In effetti in questo libro si avvertono alcune linee base che poi si ritrovano, perfezionate e in piena sinergia, ne I sassi.
L’analisi psicologica approfondita, l’ambientazione definita nei suoi aspetti essenziali, quasi delle indicazioni, e una trama senza intoppi sono caratteristiche che appaiono proprie di Naspini e quindi non dovute al caso, delle vere e proprie fondamenta su cui contare per dare vita a nuove situazioni, a vicende che non sono mai ripetitive.
I pregi e i difetti della provincia (nel caso specifico un paesino toscano) sono il pretesto per una spietata denuncia della maldicenza, di questo vizio sottile, latente anche in persone insospettabili e che appare come una valvola di sfogo per frustrazioni sempre presenti.
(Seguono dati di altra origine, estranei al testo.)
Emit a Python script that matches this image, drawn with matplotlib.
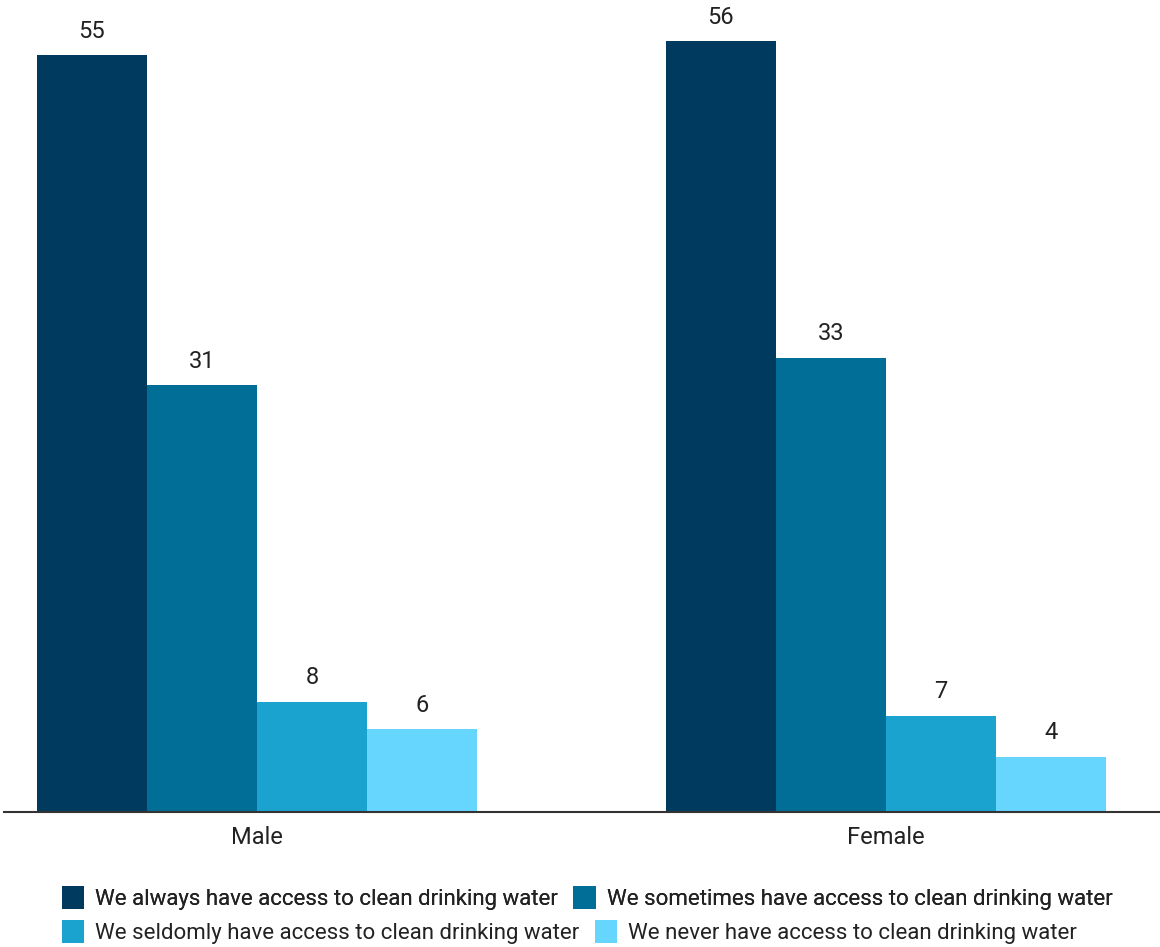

Certo il maestro Calamaio, il personaggio principale, ha anche le sue stranezze, come quella di spiare le bambine quando vanno in bagno, ma quest’anomalia, che si limita a una semplice osservazione, appare quasi insignificante rispetto all’acredine, alla storia del tutto inventata che sorge in questo paesino e che attecchisce in modo estremamente rapido.
E non è che la vox populi lo condanni per questo spirito guardone, ma per qualche cosa di immorale che gli stessi creatori ignorano e che nasce come frutto di fantasticherie che si dilatano di bocca in bocca, come a dire che uno starnuto nel giro di tre vie diventa un boato.
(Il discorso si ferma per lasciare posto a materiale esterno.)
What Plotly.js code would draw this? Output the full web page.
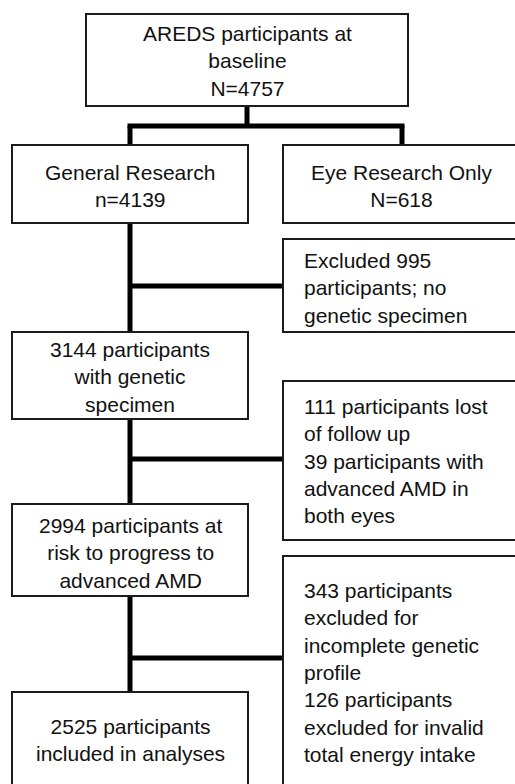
<!DOCTYPE html>
<html>
<head>
<meta charset="utf-8">
<script src="https://cdn.plot.ly/plotly-3.0.1.min.js"></script>
<style>html,body{margin:0;padding:0;background:#fff;}#chart{width:515px;height:784px;}</style>
</head>
<body>
<div id="chart"></div>
<script>
// ---- content (text of each box) ----
const rootText = ["AREDS participants at", "baseline", "N=4757"];
const armTexts = [
  ["General Research", "n=4139"],
  ["Eye Research Only", "N=618"]
];
const mainTexts = [
  ["3144 participants", "with genetic", "specimen"],
  ["2994 participants at", "risk to progress to", "advanced AMD"],
  ["2525 participants", "included in analyses"]
];
const exclusionTexts = [
  ["Excluded 995", "participants; no", "genetic specimen"],
  ["111 participants lost", "of follow up", "39 participants with", "advanced AMD in", "both eyes"],
  ["343 participants", "excluded for", "incomplete genetic", "profile", "126 participants", "excluded for invalid", "total energy intake"]
];

// ---- layout geometry (pixel space of the 515x784 canvas) ----
const rootBox = {x0: 86, x1: 408, y0: 14, y1: 106, cy: 61};
const armBoxes = [
  {x0: 12, x1: 248, y0: 145, y1: 223, cy: 186},
  {x0: 283, x1: 519, y0: 145, y1: 223, cy: 186}
];
const mainBoxes = [
  {x0: 12, x1: 248, y0: 332, y1: 419, cy: 377},
  {x0: 12, x1: 248, y0: 504, y1: 596, cy: 553},
  {x0: 12, x1: 248, y0: 692, y1: 800, cy: 740}
];
const exclBoxes = [
  {x0: 283, x1: 519, y0: 239, y1: 332, cy: 288, branchY: 286},
  {x0: 283, x1: 519, y0: 381, y1: 540, cy: 461, branchY: 459},
  {x0: 283, x1: 519, y0: 556, y1: 800, cy: 672, branchY: 658}
];
const trunkX = 130;
const splitY = 126;

const FONT = {family: "Liberation Sans, Arial, Helvetica, sans-serif", size: 21, color: "#111"};
const boxLine = {color: "#1c1c1c", width: 2};
const connLine = {color: "#000", width: 5};

const shapes = [];
const annotations = [];

function addBox(b, lines, align) {
  shapes.push({type: "rect", xref: "x", yref: "y", x0: b.x0, x1: b.x1, y0: b.y0, y1: b.y1, line: boxLine, fillcolor: "rgba(0,0,0,0)"});
  const centred = align === "center";
  annotations.push({
    xref: "x", yref: "y",
    x: centred ? (b.x0 + b.x1) / 2 : b.x0 + 20,
    y: b.cy,
    xanchor: centred ? "center" : "left",
    yanchor: "middle",
    align: align,
    showarrow: false,
    borderpad: 0,
    text: lines.join("<br>"),
    font: FONT
  });
}
function seg(x0, y0, x1, y1) {
  shapes.push({type: "line", xref: "x", yref: "y", x0: x0, y0: y0, x1: x1, y1: y1, line: connLine, layer: "below"});
}

addBox(rootBox, rootText, "center");
armBoxes.forEach((b, i) => addBox(b, armTexts[i], "center"));
mainBoxes.forEach((b, i) => addBox(b, mainTexts[i], "center"));
exclBoxes.forEach((b, i) => addBox(b, exclusionTexts[i], "left"));

// connectors
const rootCx = 247;
seg(rootCx, rootBox.y1, rootCx, splitY);
seg(trunkX - 2.5, splitY, 402 + 2.5, splitY);
seg(trunkX, splitY, trunkX, armBoxes[0].y0);
seg(402, splitY, 402, armBoxes[1].y0);
// trunk
seg(trunkX, armBoxes[0].y1, trunkX, mainBoxes[0].y0);
seg(trunkX, mainBoxes[0].y1, trunkX, mainBoxes[1].y0);
seg(trunkX, mainBoxes[1].y1, trunkX, mainBoxes[2].y0);
// branches to exclusions
exclBoxes.forEach(b => seg(trunkX, b.branchY, b.x0, b.branchY));

const layout = {
  width: 515, height: 784,
  margin: {l: 0, r: 0, t: 0, b: 0},
  paper_bgcolor: "#fff", plot_bgcolor: "#fff",
  xaxis: {range: [0, 515], visible: false, fixedrange: true},
  yaxis: {range: [784, 0], visible: false, fixedrange: true},
  showlegend: false,
  shapes: shapes,
  annotations: annotations
};

Plotly.newPlot("chart", [{x: [], y: [], type: "scatter", mode: "markers", hoverinfo: "skip"}], layout, {displayModeBar: false, staticPlot: true});
</script>
</body>
</html>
No, a Calamaio gli si rinfaccia l’ingratitudine, non gli si perdona che lui, accolto in paese proveniente dalla città, non abbia accettato le regole ferree che regnano sovrane nel tempo e che rendono una comunità al tempo stesso carnefice e vittima di se stessa.
Per dirla più chiaramente, Calamaio ha violato i confini sacri non tanto dell’etico, ma del conformismo, delitto senza possibilità di appello in una società chiusa che può solo accettare o respingere.
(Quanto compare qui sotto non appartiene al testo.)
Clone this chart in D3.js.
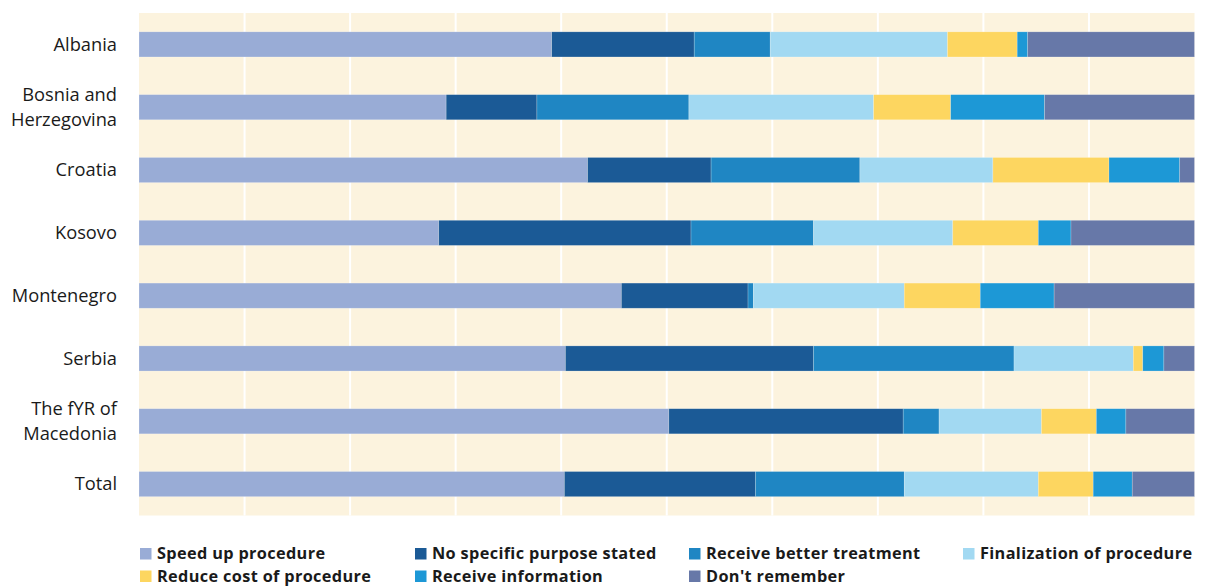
<!DOCTYPE html>
<html><head><meta charset="utf-8">
<script src="https://cdn.jsdelivr.net/npm/d3@7"></script>
<style>body{margin:0;background:#fff;} svg{display:block;font-family:"Open Sans",Lato,sans-serif;}</style>
</head><body><svg id="c" width="1209" height="587"></svg>
<script>
const categories = ["Albania","Bosnia and\nHerzegovina","Croatia","Kosovo","Montenegro","Serbia","The fYR of\nMacedonia","Total"];
const seriesNames = ["Speed up procedure","No specific purpose stated","Receive better treatment","Finalization of procedure","Reduce cost of procedure","Receive information","Don't remember"];
const speedUp      = [39.1, 29.1, 42.5, 28.4, 45.7, 40.4, 50.2, 40.3];
const noPurpose    = [13.5,  8.6, 11.7, 23.9, 12.0, 23.5, 22.2, 18.1];
const betterTreat  = [ 7.2, 14.4, 14.1, 11.6,  0.5, 19.0,  3.4, 14.1];
const finalization = [16.8, 17.5, 12.6, 13.2, 14.3, 11.3,  9.7, 12.7];
const reduceCost   = [ 6.6,  7.3, 11.0,  8.1,  7.2,  0.9,  5.2,  5.2];
const receiveInfo  = [ 1.0,  8.9,  6.7,  3.1,  7.0,  2.0,  2.8,  3.7];
const dontRemember = [15.8, 14.2,  1.4, 11.7, 13.3,  2.9,  6.5,  5.9];
const xTicks = [0,10,20,30,40,50,60,70,80,90,100];
const colors = ["#99ACD6","#1B5A96","#1F86C3","#A2D9F2","#FDD660","#1D98D6","#6778A8"];

const seriesValues = [speedUp,noPurpose,betterTreat,finalization,reduceCost,receiveInfo,dontRemember];
const rows = categories.map((c,i)=>{const r={cat:c}; seriesNames.forEach((s,j)=>r[s]=seriesValues[j][i]); return r;});
const stack = d3.stack().keys(seriesNames)(rows);

const svg = d3.select("#c");
const L=139, R=1194.5, T=13, B=515.5;
const x = d3.scaleLinear().domain([0,100]).range([L,R]).clamp(true);
const y = d3.scaleBand().domain(categories).range([T,B]).paddingInner(0.6).paddingOuter(0.3);
const color = d3.scaleOrdinal().domain(seriesNames).range(colors);

svg.append("rect").attr("x",L).attr("y",T).attr("width",R-L).attr("height",B-T).attr("fill","#FCF3DE");
svg.append("g").selectAll("line").data(xTicks.slice(1,-1)).join("line")
  .attr("x1",d=>x(d)).attr("x2",d=>x(d)).attr("y1",T).attr("y2",B)
  .attr("stroke","#fff").attr("stroke-width",2);

svg.append("g").selectAll("g").data(stack).join("g").attr("fill",d=>color(d.key))
  .selectAll("rect").data(d=>d).join("rect")
  .attr("x",d=>x(d[0])).attr("width",d=>Math.max(0,x(d[1])-x(d[0])))
  .attr("y",d=>y(d.data.cat)).attr("height",y.bandwidth())
  .attr("stroke","rgba(255,255,255,0.35)").attr("stroke-width",0.6);

const lab = svg.append("g").attr("font-size",18.3).attr("fill","#1a1a1a").attr("text-anchor","end");
categories.forEach(c=>{
  const lines=c.split("\n"); const cy=y(c)+y.bandwidth()/2;
  const t=lab.append("text").attr("x",117);
  lines.forEach((ln,i)=>{
    t.append("tspan").attr("x",117).attr("y",cy+(i-(lines.length-1)/2)*25.6).attr("dy","0.35em").text(ln);
  });
});

const legendPos=[[140,553.5],[415,553.5],[689,553.5],[963,553.5],[140,576],[415,576],[689,576]];
const lg=svg.append("g").attr("font-size",16.3).attr("letter-spacing","0.35px").attr("font-weight","bold").attr("fill","#1a1a1a");
seriesNames.forEach((s,i)=>{
  const [lx,ly]=legendPos[i];
  lg.append("rect").attr("x",lx).attr("y",ly-5.5).attr("width",11.5).attr("height",11.5).attr("fill",color(s));
  lg.append("text").attr("x",lx+17).attr("y",ly).attr("dy","0.35em").text(s);
});
</script></body></html>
Fatto il primo passo, la maldicenza si amplifica, trae forza dalla sua stessa debolezza di iniziare da una bolla di sapone, perché è evidente che si viene a creare un inconscio legame fra chi per primo ha cominciato e l’ultimo che chiude e riapre il cerchio, in una sorta di girotondo senza fine.
L’individuo preso di mira non ha più cittadinanza e vive un’emarginazione che è fatta di forzata solitudine e di dispetti ricorrenti, quasi fosse considerato un corpo estraneo da cui liberarsi.
Il pregio dell’opera sta proprio nella capacità che ha avuto Sacha Naspini di rappresentare questa realtà, che non è un caso limite, ma che invero è frequente, con quella distorta volontà di trovare a tutti i costi un capro espiatorio su cui sfogare le proprie pulsioni represse.